Earlier today I posted this cute little cartoon with two little girls staring at a scale when one says to the other “Don’t step on it, it will make you cry.” It was posted with a heart of silliness because I grew up around women who struggled with their weight (as well as mine) and it was all about being skinny. Being skinny meant you were beautiful, and being beautiful meant you would get boyfriends. At least that was what they tried to tell me as they were feeding me a plate of seconds.
My weight didn’t bother me all that much. As long as I could play, it was just a number. I didn’t have any trouble water skiing, kneeboarding, jet skiing, swimming, running around, playing basketball, playing beach volleyball, dancing, singing, marching, rehearsing for hours on end. As long as I had the energy and stamina to do everything I wanted to do I was fine. As boy crazy as I have always been, I always preferred the relationships that only existed in my mind. The real ones didn’t last very long and it all became a frustrating process. As long as it was all in my head, it was completely under my control. Boyfriends were a pain in the butt, I was better off fat, happy and single. Sure I felt worthless, ugly, dirty, gross, stupid, clumsy, but my weight wasn’t the reason why. It made a good scape goat, but there losing it didn’t fix anything. One summer I was put on Fen Fen. My weight plummeted over those 3 months. I went back to school and everyone was making all of these comments about how great I looked, blah, blah, blah. It meant very little to me. I didn’t feel any different at all. I still felt ugly and unlovable. It wasn’t enough to please who I was trying to please. It didn’t make me a girlie girl. I was just a thinner tomboy. It didn’t change the guys I attracted, either. My guyfriends were great, but outside of them there was really no one worth the trouble of dating. It didn’t change the fact that when I did take a date to an event, I lost him by the end of the night. Heck, even my guyfriends weren’t immune. I lost one of my closest guyfriends to one of those. He felt like crap afterwards and we were never the same.

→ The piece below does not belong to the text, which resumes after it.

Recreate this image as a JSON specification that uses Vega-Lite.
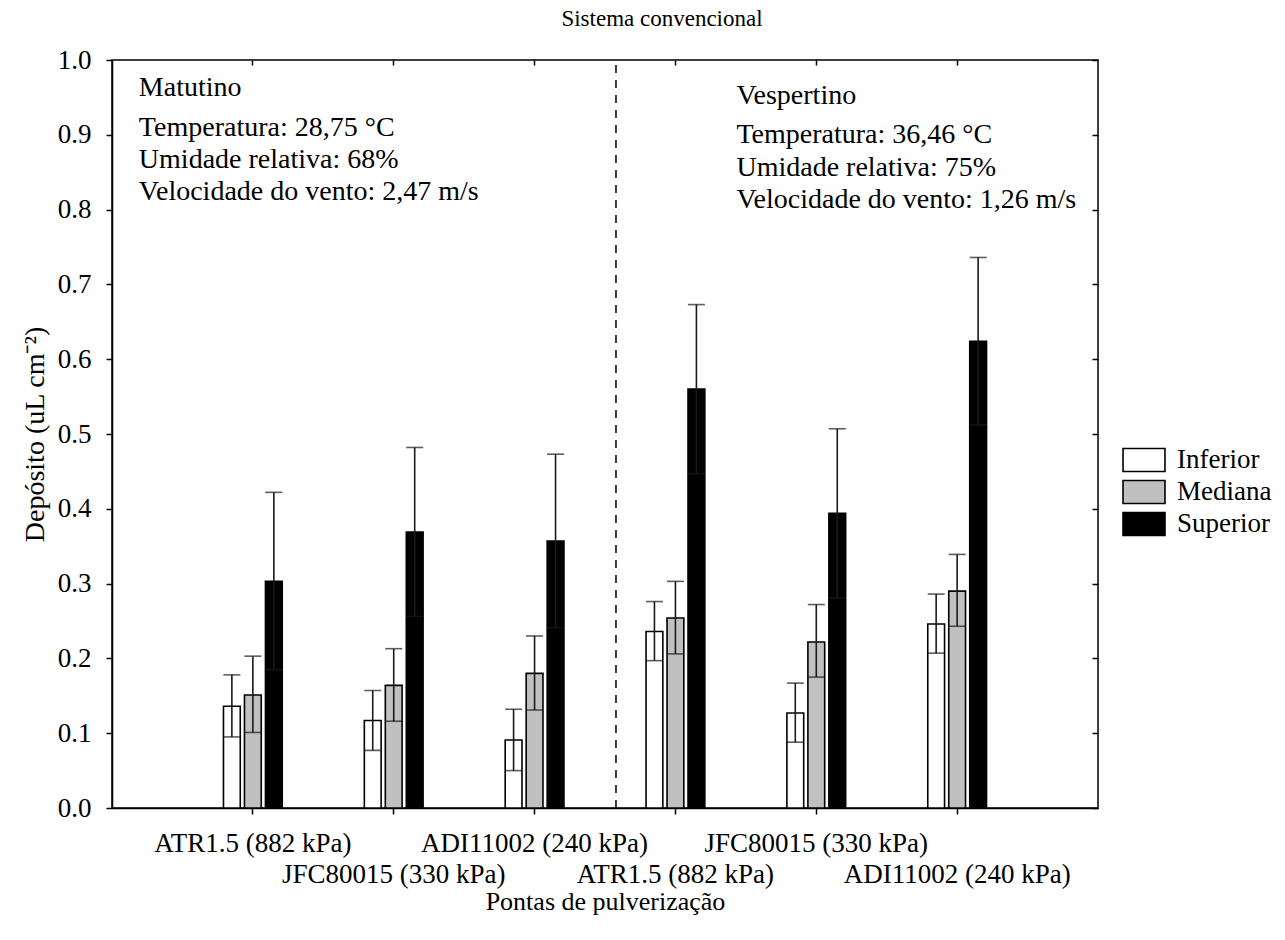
{
  "$schema": "https://vega.github.io/schema/vega-lite/v6.json",
  "width": 986,
  "height": 748,
  "autosize": {"type": "none"},
  "padding": {"left": 112, "top": 60, "right": 187, "bottom": 132},
  "background": "white",
  "title": {"text": "Sistema convencional", "font": "Liberation Serif", "fontSize": 23, "fontWeight": "normal", "color": "black", "offset": 15, "dx": 57},
  "config": {
    "view": {"stroke": "black", "strokeWidth": 1.5},
    "axis": {
      "labelFont": "Liberation Serif", "titleFont": "Liberation Serif",
      "labelFontSize": 27, "titleFontSize": 26, "labelColor": "black", "titleColor": "black",
      "titleFontWeight": "normal", "tickColor": "black", "domainColor": "black",
      "domainWidth": 1.5, "tickWidth": 1.5, "grid": false
    },
    "text": {"font": "Liberation Serif", "fontSize": 28, "color": "black"}
  },
  "datasets": {
    "barras": [
      {"tratamento": "Matutino | ATR1.5 (882 kPa)", "posicao": "Inferior", "deposito": 0.136, "li": 0.095, "ls": 0.178},
      {"tratamento": "Matutino | ATR1.5 (882 kPa)", "posicao": "Mediana", "deposito": 0.151, "li": 0.101, "ls": 0.203},
      {"tratamento": "Matutino | ATR1.5 (882 kPa)", "posicao": "Superior", "deposito": 0.303, "li": 0.185, "ls": 0.422},
      {"tratamento": "Matutino | JFC80015 (330 kPa)", "posicao": "Inferior", "deposito": 0.117, "li": 0.077, "ls": 0.157},
      {"tratamento": "Matutino | JFC80015 (330 kPa)", "posicao": "Mediana", "deposito": 0.164, "li": 0.116, "ls": 0.213},
      {"tratamento": "Matutino | JFC80015 (330 kPa)", "posicao": "Superior", "deposito": 0.369, "li": 0.256, "ls": 0.482},
      {"tratamento": "Matutino | ADI11002 (240 kPa)", "posicao": "Inferior", "deposito": 0.091, "li": 0.050, "ls": 0.132},
      {"tratamento": "Matutino | ADI11002 (240 kPa)", "posicao": "Mediana", "deposito": 0.180, "li": 0.131, "ls": 0.230},
      {"tratamento": "Matutino | ADI11002 (240 kPa)", "posicao": "Superior", "deposito": 0.357, "li": 0.241, "ls": 0.473},
      {"tratamento": "Vespertino | ATR1.5 (882 kPa)", "posicao": "Inferior", "deposito": 0.236, "li": 0.197, "ls": 0.276},
      {"tratamento": "Vespertino | ATR1.5 (882 kPa)", "posicao": "Mediana", "deposito": 0.254, "li": 0.206, "ls": 0.303},
      {"tratamento": "Vespertino | ATR1.5 (882 kPa)", "posicao": "Superior", "deposito": 0.560, "li": 0.447, "ls": 0.673},
      {"tratamento": "Vespertino | JFC80015 (330 kPa)", "posicao": "Inferior", "deposito": 0.127, "li": 0.088, "ls": 0.167},
      {"tratamento": "Vespertino | JFC80015 (330 kPa)", "posicao": "Mediana", "deposito": 0.222, "li": 0.175, "ls": 0.272},
      {"tratamento": "Vespertino | JFC80015 (330 kPa)", "posicao": "Superior", "deposito": 0.394, "li": 0.281, "ls": 0.507},
      {"tratamento": "Vespertino | ADI11002 (240 kPa)", "posicao": "Inferior", "deposito": 0.246, "li": 0.207, "ls": 0.286},
      {"tratamento": "Vespertino | ADI11002 (240 kPa)", "posicao": "Mediana", "deposito": 0.290, "li": 0.243, "ls": 0.339},
      {"tratamento": "Vespertino | ADI11002 (240 kPa)", "posicao": "Superior", "deposito": 0.624, "li": 0.512, "ls": 0.736}
    ],
    "notas": [
      {"periodo": "Matutino", "tratamento": "Matutino | ATR1.5 (882 kPa)", "texto": "Matutino", "y": 0.952},
      {"periodo": "Matutino", "tratamento": "Matutino | ATR1.5 (882 kPa)", "texto": "Temperatura: 28,75 °C", "y": 0.898},
      {"periodo": "Matutino", "tratamento": "Matutino | ATR1.5 (882 kPa)", "texto": "Umidade relativa: 68%", "y": 0.856},
      {"periodo": "Matutino", "tratamento": "Matutino | ATR1.5 (882 kPa)", "texto": "Velocidade do vento: 2,47 m/s", "y": 0.8126},
      {"periodo": "Vespertino", "tratamento": "Vespertino | ATR1.5 (882 kPa)", "texto": "Vespertino", "y": 0.9407},
      {"periodo": "Vespertino", "tratamento": "Vespertino | ATR1.5 (882 kPa)", "texto": "Temperatura: 36,46 °C", "y": 0.8894},
      {"periodo": "Vespertino", "tratamento": "Vespertino | ATR1.5 (882 kPa)", "texto": "Umidade relativa: 75%", "y": 0.8447},
      {"periodo": "Vespertino", "tratamento": "Vespertino | ATR1.5 (882 kPa)", "texto": "Velocidade do vento: 1,26 m/s", "y": 0.8024}
    ],
    "divisao": [
      {"limite": "Matutino | ADI11002 (240 kPa)"}
    ]
  },
  "layer": [
    {
      "data": {"name": "barras"},
      "mark": {"type": "bar", "stroke": "black", "strokeWidth": 1.6},
      "encoding": {
        "x": {
          "field": "tratamento", "type": "nominal",
          "scale": {
            "domain": ["Matutino | ATR1.5 (882 kPa)", "Matutino | JFC80015 (330 kPa)", "Matutino | ADI11002 (240 kPa)", "Vespertino | ATR1.5 (882 kPa)", "Vespertino | JFC80015 (330 kPa)", "Vespertino | ADI11002 (240 kPa)"],
            "paddingInner": 0.553, "paddingOuter": 0.7765
          },
          "axis": {
            "orient": "bottom", "title": "Pontas de pulverização",
            "labelExpr": "indexof(['Matutino | JFC80015 (330 kPa)', 'Vespertino | ATR1.5 (882 kPa)', 'Vespertino | ADI11002 (240 kPa)'], datum.value) >= 0 ? ['', split(datum.value, ' | ')[1]] : split(datum.value, ' | ')[1]",
            "labelAngle": 0, "labelBaseline": "top", "labelLineHeight": 31, "labelPadding": 16,
            "labelOverlap": false, "labelLimit": 0, "tickSize": 6, "titlePadding": 1
          }
        },
        "xOffset": {"field": "posicao", "type": "nominal", "scale": {"domain": ["Inferior", "Mediana", "Superior"], "paddingInner": 0.2, "paddingOuter": 0.1}},
        "y": {
          "field": "deposito", "type": "quantitative",
          "scale": {"domain": [0, 1], "nice": false, "zero": true},
          "axis": {"orient": "left", "title": "Depósito (uL cm⁻²)", "format": ".1f", "values": [0, 0.1, 0.2, 0.3, 0.4, 0.5, 0.6, 0.7, 0.8, 0.9, 1.0], "tickSize": 6, "labelPadding": 15, "titlePadding": 8, "titleFontSize": 28}
        },
        "fill": {
          "field": "posicao", "type": "nominal",
          "scale": {"domain": ["Inferior", "Mediana", "Superior"], "range": ["white", "#c0c0c0", "black"]},
          "legend": {
            "orient": "none", "legendX": 1016, "legendY": 384, "title": null,
            "symbolType": "M-1.4,-0.767H1.4V0.767H-1.4Z", "symbolSize": 900,
            "symbolStrokeColor": "black", "symbolStrokeWidth": 1.6, "symbolOpacity": 1,
            "labelFont": "Liberation Serif", "labelFontSize": 27, "labelColor": "black",
            "labelOffset": 17, "rowPadding": 1
          }
        }
      }
    },
    {
      "data": {"name": "barras"},
      "mark": {"type": "rule", "color": "#1a1a1a", "strokeWidth": 1.6},
      "encoding": {
        "x": {"field": "tratamento", "type": "nominal", "axis": {"orient": "top", "labels": false, "title": null, "tickSize": -5, "domain": false}},
        "xOffset": {"field": "posicao", "type": "nominal"},
        "y": {"field": "li", "type": "quantitative", "axis": {"orient": "right", "labels": false, "title": null, "tickSize": -6, "domain": false, "values": [0, 0.1, 0.2, 0.3, 0.4, 0.5, 0.6, 0.7, 0.8, 0.9, 1.0]}},
        "y2": {"field": "ls"}
      }
    },
    {
      "data": {"name": "barras"},
      "mark": {"type": "tick", "color": "#1a1a1a", "thickness": 1.6, "size": 17},
      "encoding": {
        "x": {"field": "tratamento", "type": "nominal", "axis": null},
        "xOffset": {"field": "posicao", "type": "nominal"},
        "y": {"field": "ls", "type": "quantitative", "axis": null}
      }
    },
    {
      "data": {"name": "barras"},
      "mark": {"type": "tick", "color": "#1a1a1a", "thickness": 1.6, "size": 17},
      "encoding": {
        "x": {"field": "tratamento", "type": "nominal", "axis": null},
        "xOffset": {"field": "posicao", "type": "nominal"},
        "y": {"field": "li", "type": "quantitative", "axis": null}
      }
    },
    {
      "data": {"name": "divisao"},
      "mark": {"type": "rule", "color": "black", "strokeWidth": 1.5, "strokeDash": [8, 7]},
      "encoding": {
        "x": {"field": "limite", "type": "nominal", "bandPosition": 1.793, "axis": null},
        "y": {"datum": 0, "type": "quantitative", "axis": null},
        "y2": {"datum": 1}
      }
    },
    {
      "data": {"name": "notas"},
      "transform": [{"filter": "datum.periodo == 'Matutino'"}],
      "mark": {"type": "text", "align": "left", "baseline": "alphabetic", "dx": -114},
      "encoding": {
        "x": {"field": "tratamento", "type": "nominal", "axis": null},
        "y": {"field": "y", "type": "quantitative", "axis": null},
        "text": {"field": "texto"}
      }
    },
    {
      "data": {"name": "notas"},
      "transform": [{"filter": "datum.periodo == 'Vespertino'"}],
      "mark": {"type": "text", "align": "left", "baseline": "alphabetic", "dx": 61},
      "encoding": {
        "x": {"field": "tratamento", "type": "nominal", "axis": null},
        "y": {"field": "y", "type": "quantitative", "axis": null},
        "text": {"field": "texto"}
      }
    }
  ]
}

My point being, skinny does not equal happy. Skinny will not fix all of your problems. If you don’t love and accept your body as it is, you will not love and accept it after you change it. The change has to come from within.
I have been on a pretty intensive healing journey for the past 4 years. The first thing I had to work on was changing my thought patterns. Learning to love myself was really hard at first. I had been discouraged, for a lot of my life up that point, from thinking I was someone of any value. I had to look in the mirror every day and keep telling my self how beautiful and amazing I am until I believed it. It took years, but about a years ago, for the first time ever, I referred to myself as beautiful and really meant it. By a strange twist of fate, it happened while I was at the heaviest I had ever been. Over the past 4 years I have, not only learned to love myself, but accept myself. The beauty I was able to see in myself was not just in my body, but in my character. I learned to love, accept and appreciate all of me, past experiences included. Sure, they may have hurt then, and some that I haven’t dealt with, yet, may still hurt now, but they all had their place and purpose. I’ve learned to cry, to mourn, to allow myself to feel, and to allow myself to be vulnerable without fear. It has all been life changing. I no longer prefer the relationships in mind to the real thing. I am an affectionate person by nature, and now it is something i don’t hesitate to share. I, also, don’t hesitate to ask for affection if I want it.
I am surrounded by the most loving, supportive, fun, positive group of people that make it near impossible for me to ever doubt I have value. There are a few haters, but they do not have active rolls in my life. As Aixa always tells me, “if you don’t have any haters than you are doing something wrong.” With that being said, I count everyone as a blessing. Even the haters can forge growth and expansion, but nothing can change your life like love can.
It was the love of life and the love of myself that has led me to the weight loss portion of my journey. All along the way I had begun a process to try to eat healthier, but I had hit a road block and wasn’t really sure where to go from there. I reached out and am getting the help I need to lose the weight and gain the strength and agility back so that I can fully live life, again.
Loving yourself starts within. When you learn to love yourself, you will be more inclined to take care of yourself.